Mwai Kibaki was sworn in as Kenya's president after a controversial re-election on Dec. 27, 2007. His disputed victory sparked violence in the East African nation and former British colony of 36 million people. Backers of opposition leader Raila Odinga charged that the vote-counting was rigged.
Kibaki first came into power in December 2002, when he and his opposition alliance, the National Rainbow Coalition, won 63 percent of the vote and a parliamentary majority. He replaced Daniel arap Moi, who had been president for 24 years and was constitutionally barred from remaining in power.
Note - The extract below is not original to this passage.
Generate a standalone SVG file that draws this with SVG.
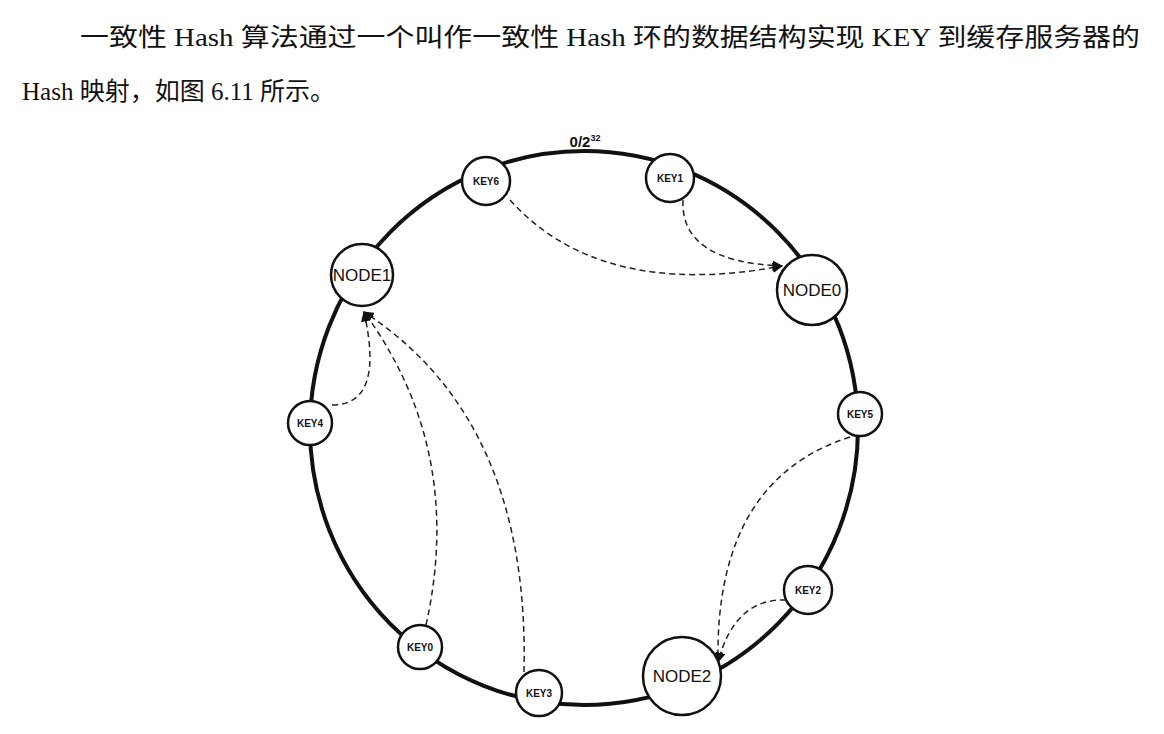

Kibaki began his political career in 1963, becoming a legislator for the ruling Kenya African National Union party, and served as finance minister under Kenya's first president, then as vice president under Moi between 1978 and 1988. In 1991, he left the ruling party and founded the opposition Democratic Party. Kibaki lost two presidential elections in the '90s.
Born Nov. 15, 1931, Kibaki is a Kikuyu, Kenya's largest ethnic group, while his rival Odinga is from the smaller Luo tribe, which says it has been marginalized.
Under the power-sharing deal announced Feb. 28, 2008, Kibaki would remain president, with cabinet posts split between rival parties, and Odinga would become executive prime minister, a newly created cabinet post.